La valutazione della sussistenza delle esigenze cautelari che costituiscono, insieme al fumus commissi delicti, il presupposto per l’applicazione delle misure cautelari interdittive a carico dell’ente, implica l’esame di due tipologie di elementi: la prima, di carattere oggettivo, attiene alle specifiche modalità e circostanze del fatto e può essere evidenziata dalla gravità dell’illecito e dalla entità del profitto; l’altra, di natura soggettiva, attiene alla personalità dell’ente, e per il suo accertamento devono considerarsi la politica di impresa attuata negli anni, gli eventuali illeciti commessi in precedenza e, soprattutto, lo stato di organizzazione dell’ente (Cass. pen., sez.
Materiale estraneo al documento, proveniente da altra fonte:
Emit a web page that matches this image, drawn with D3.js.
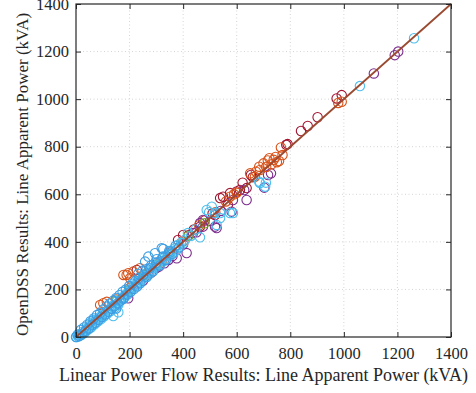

VI, 23.06.2006, n. 32626).

In tema di responsabilità da reato delle persone giuridiche, deve escludersi l’applicabilità, come misura cautelare, di sanzioni interdittive che non rientrino tra quelle irrogabili in via definitiva all’esito del giudizio di merito. (Nella specie, in applicazione di tale principio, la Corte ha annullato senza rinvio l’ordinanza del tribunale del riesame con la quale era stata ritenuta legittima l’applicazione, in via cautelare, dell’interdizione dall’esercizio dell’attività, prevista dall’art. 9 comma 2 lett. a), d.lgs. 8 giugno 2001 n. 231, nonostante che tale sanzione non faccia parte di quelle che, in relazione all’ipotizzato reato di truffa aggravata, sarebbero state irrogabili in via definitiva, ai sensi dell’art. 24 comma 3 del citato d.lgs.) (Cass. pen., sez. II, 26.02.2007, n. 10500).